A momentous decision on zinc oxide is likely to be made in the European Union. Will it be a reversal of the plan to ban all products containing zinc oxide, will the ban be delayed or will it be implemented immediately? We are all waiting to see. Health expert David Burch has last, pressing advice for everyone on the committee.
The Veterinary Medicinal Products Standing Committee of the European Commission will be meeting in June (19th) and the momentous decision on zinc oxide is likely to be made. Will it be a reversal of the opinion of the Committee on Veterinary Medicinal Products (CVMP) to ban all products containing zinc oxide, or will they delay the introduction of the ban or will it be implemented immediately – we are all waiting to see?
It will be a momentous occasion for pig production in the EU, potentially affecting the health and welfare of millions of piglets. Fortunately, a number of groups share my opinion and I have to thank the Committee of Professional Agricultural Organisations (COPA) for supporting it and lobbying hard the authorities in the member states and the European Commission to reverse the decision or postpone its implementation by up to 10 years.
Ultimately, the Standing Committee will make the decision, so in these last few remaining weeks encourage them and inform them of the significance of this decision, which appears to be primarily a political decision driven by France and the Netherlands. It is unfortunate that many member states appear to accept many of these decisions without challenging them.

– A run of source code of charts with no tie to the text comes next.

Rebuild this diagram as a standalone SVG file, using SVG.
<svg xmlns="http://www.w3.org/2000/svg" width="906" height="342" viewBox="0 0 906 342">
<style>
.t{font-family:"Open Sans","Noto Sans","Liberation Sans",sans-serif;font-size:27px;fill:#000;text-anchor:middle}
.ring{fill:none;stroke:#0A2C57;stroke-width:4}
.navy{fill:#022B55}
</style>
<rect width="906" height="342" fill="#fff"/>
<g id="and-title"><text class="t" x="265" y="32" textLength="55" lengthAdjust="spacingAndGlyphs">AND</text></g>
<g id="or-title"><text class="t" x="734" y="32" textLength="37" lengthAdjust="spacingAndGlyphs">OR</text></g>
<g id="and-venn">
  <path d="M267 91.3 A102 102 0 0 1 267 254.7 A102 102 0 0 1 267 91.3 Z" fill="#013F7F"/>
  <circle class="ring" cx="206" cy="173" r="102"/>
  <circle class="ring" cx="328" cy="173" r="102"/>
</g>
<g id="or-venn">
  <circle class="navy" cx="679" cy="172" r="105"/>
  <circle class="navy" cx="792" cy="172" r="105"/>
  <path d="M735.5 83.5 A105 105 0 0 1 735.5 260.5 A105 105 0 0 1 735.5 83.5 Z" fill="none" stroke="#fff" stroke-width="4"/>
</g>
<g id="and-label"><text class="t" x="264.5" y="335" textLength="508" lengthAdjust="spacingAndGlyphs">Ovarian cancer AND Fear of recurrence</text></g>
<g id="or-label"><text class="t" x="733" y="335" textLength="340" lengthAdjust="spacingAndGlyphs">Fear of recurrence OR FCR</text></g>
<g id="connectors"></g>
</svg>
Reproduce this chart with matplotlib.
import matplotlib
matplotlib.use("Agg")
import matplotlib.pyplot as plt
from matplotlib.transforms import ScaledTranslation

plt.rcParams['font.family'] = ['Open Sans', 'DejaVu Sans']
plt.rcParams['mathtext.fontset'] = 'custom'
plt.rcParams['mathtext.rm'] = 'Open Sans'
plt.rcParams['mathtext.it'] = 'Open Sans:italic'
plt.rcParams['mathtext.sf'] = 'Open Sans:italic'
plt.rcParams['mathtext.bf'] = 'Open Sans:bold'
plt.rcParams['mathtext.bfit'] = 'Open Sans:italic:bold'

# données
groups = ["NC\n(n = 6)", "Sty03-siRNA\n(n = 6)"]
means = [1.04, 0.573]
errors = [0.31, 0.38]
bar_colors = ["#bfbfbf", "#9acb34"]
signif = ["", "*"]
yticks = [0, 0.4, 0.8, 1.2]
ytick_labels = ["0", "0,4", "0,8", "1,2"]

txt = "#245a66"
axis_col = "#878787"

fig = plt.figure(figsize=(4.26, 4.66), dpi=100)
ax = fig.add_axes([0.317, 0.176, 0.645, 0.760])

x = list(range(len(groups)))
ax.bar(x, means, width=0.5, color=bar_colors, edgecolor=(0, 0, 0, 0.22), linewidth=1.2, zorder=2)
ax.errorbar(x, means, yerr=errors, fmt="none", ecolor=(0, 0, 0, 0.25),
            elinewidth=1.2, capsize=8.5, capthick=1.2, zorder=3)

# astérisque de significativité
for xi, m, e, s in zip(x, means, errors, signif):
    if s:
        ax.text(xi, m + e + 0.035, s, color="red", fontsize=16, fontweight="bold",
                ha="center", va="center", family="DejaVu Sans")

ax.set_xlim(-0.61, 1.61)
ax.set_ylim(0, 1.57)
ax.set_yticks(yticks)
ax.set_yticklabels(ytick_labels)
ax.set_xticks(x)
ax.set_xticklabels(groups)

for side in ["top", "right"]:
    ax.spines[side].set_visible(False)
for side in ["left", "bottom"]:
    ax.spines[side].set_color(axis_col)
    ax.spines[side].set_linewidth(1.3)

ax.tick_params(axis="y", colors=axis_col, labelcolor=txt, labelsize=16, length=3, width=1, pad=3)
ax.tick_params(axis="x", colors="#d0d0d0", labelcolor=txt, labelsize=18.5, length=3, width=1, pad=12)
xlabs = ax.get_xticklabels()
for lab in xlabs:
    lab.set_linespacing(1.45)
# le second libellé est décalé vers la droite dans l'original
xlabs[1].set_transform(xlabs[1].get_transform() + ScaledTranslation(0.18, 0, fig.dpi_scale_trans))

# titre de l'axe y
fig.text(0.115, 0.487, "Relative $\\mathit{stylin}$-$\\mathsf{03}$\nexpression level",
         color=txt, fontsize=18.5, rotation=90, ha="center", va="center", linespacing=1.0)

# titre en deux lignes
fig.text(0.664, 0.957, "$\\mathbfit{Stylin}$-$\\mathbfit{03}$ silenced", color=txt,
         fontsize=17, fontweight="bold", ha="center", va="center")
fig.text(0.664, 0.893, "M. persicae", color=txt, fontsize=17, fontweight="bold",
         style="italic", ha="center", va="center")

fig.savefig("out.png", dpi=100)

The main driver has been concerns of environmental contamination by the use of zinc oxide in feed, which is eventually passed out in faeces and may be spread on the land. We respect the French and Dutch concerns and they should be allowed to impose national restrictions, if they feel it is an issue.
Denmark also produced data, which said there was an accumulation in their own land. However, they produce 11.6 times the number of weaners than the average per million human population in the EU, so it may not be surprising in a small country.
In many other member states, where zinc concentrations in the soil have also been measured, there have been substantial deficiencies found, where the soil is used for growing crops and grazing animals on grass, and high zinc concentration bears no relationship to pig production but to mining and industry.
The way the Danes assessed the zinc concentrations and its soil binding and the potential future risk calculations, not to set standards, have been challenged by the International Zinc Association based in Brussels, which also makes the Danish assessments potentially unsound. Advice on the product label would also help mitigate the problem by half if the manure is applied every other year to the soil – halving the application rate.
Methicillin-resistant Staphylococcus aureus (MRSA) was highlighted as a concern. The Danes have seen an increase in MRSA incidence in their herds from 3% to 68% and this was thought to be associated with the use of zinc oxide. Work in Canada did show that the therapeutic use of zinc oxide did temporarily increase the recovery of MRSA from nasal swabs two weeks after weaning but they reduced to close to zero by 4 weeks.
The nutritionally fed zinc oxide pigs showed a similar relative increase by two weeks and a disappearance by 4 weeks. This is more an indication of nasal bacterial flora dysbacteriosis, which is also going on in the intestines at the same time post-weaning, which is the reason that zinc oxide has been so widely used to prevent diarrhoea.
MRSA CC398 the main livestock associated one is a clonal complex (CC). Its increased incidence and spread in Danish herds is not due to zinc oxide use and resistance selection, as it has to be spread by direct contact, i.e. by movement of pigs (growers or breeding stock) to other farms. It was shown in 2012 by a Danish expert scientist group around Carmen Espinosa-Gongora that they are farm-specific lineages.
Regarding Escherichia coli, even therapeutic use of zinc oxide does not appear to have a direct affect on the bacteria but does appear to prevent overgrowth and adhesion to the gut of the entero-toxic E. coli (ETEC) by stabilising the gut flora and increasing the diversity of strains. Antibiotic use has a far greater resistance selection than the indirect co-selection by zinc oxide.
The simple answer is – yes it does.
This detailed work involving 10 different references clearly showed that nutritional inclusion levels of zinc oxide of 1,000 ppm and below had no effect, which was the identical finding to my own work using growth performance as the measure of efficacy. Therapeutic concentrations of 2,400 ppm zinc oxide had a definite effect reducing the relative risk of diarrhoea overall by 65%.
This work can hardly be considered publishing bias as it involves 10 separate references and it is also the general opinion of the thousands of farmers that continue to use the product, in the case of the UK, for over 25 years.
I appeal to farmers and their vets to inform and advise their national members of the Standing Committee of the European Commission to veto this proposal to ban zinc oxide, to either reverse the decision or to give time until work has properly been carried out in the EU to assess the real impact of pig manure in their countries on zinc levels in the soil.
It would also give time for farmers and research groups to evaluate alternatives, without resorting to going back to the use of antibiotics like colistin and without damaging the health and welfare of millions of pigs and the productivity and profitability of the EU pig industry.